I'm having trouble solving the following problem.
A vector-valued function $F$, which is never zero and has a continuous derivative $F'(t)$ for all $t$, is always parallel to its derivative. Prove that there is a constant vector $A$ and a positive real-valued function $u$ such that $F(t)=u(t)A$ for all $t$.
My idea is to use the second fundamental theorem of calculus, $F(x)=F(c)+\int_c^xF'(t)dt$, and the fact that $F\times F'=0$, from the hypotheses that $F'$ is continuous and parallel to $F$. However, I can't get any further from here. I would appreciate any solutions, hints or suggestions.

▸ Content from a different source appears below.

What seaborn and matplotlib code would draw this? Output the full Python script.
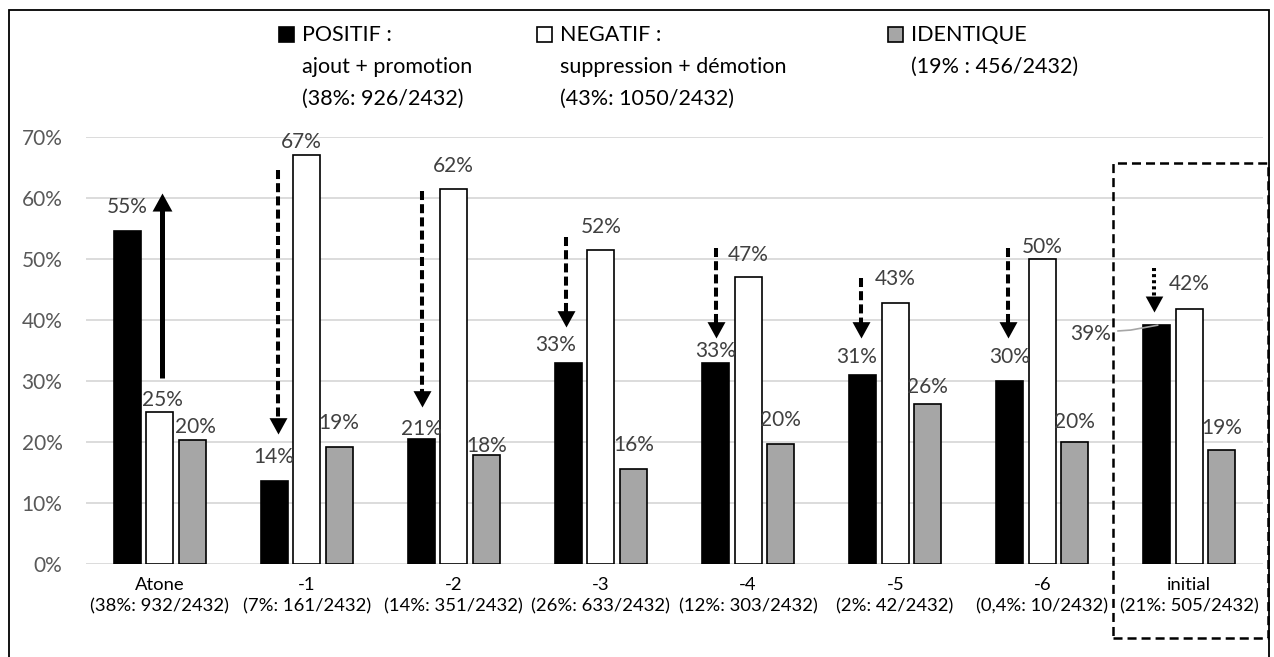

By hypothesis, there exists a scalar function $\lambda(t)$ such that $F'(t) = \lambda(t) F(t)$. So if $F = (F_1,F_2,\ldots, F_n)$, we have $F_i'(t) = \lambda(t) F_i(t)$ for $i = 1,2,\ldots, n$. Hence $F_i(t) = F_i(0)e^{\int_0^t \lambda(s)\, ds}$ for all $i$. Let $A = (F_1(0), F_2(0),\ldots, F_n(0))$ and $u(t) = e^{\int_0^t \lambda(s)\, ds}$. Then $F(t) = u(t)A$ for all $t$.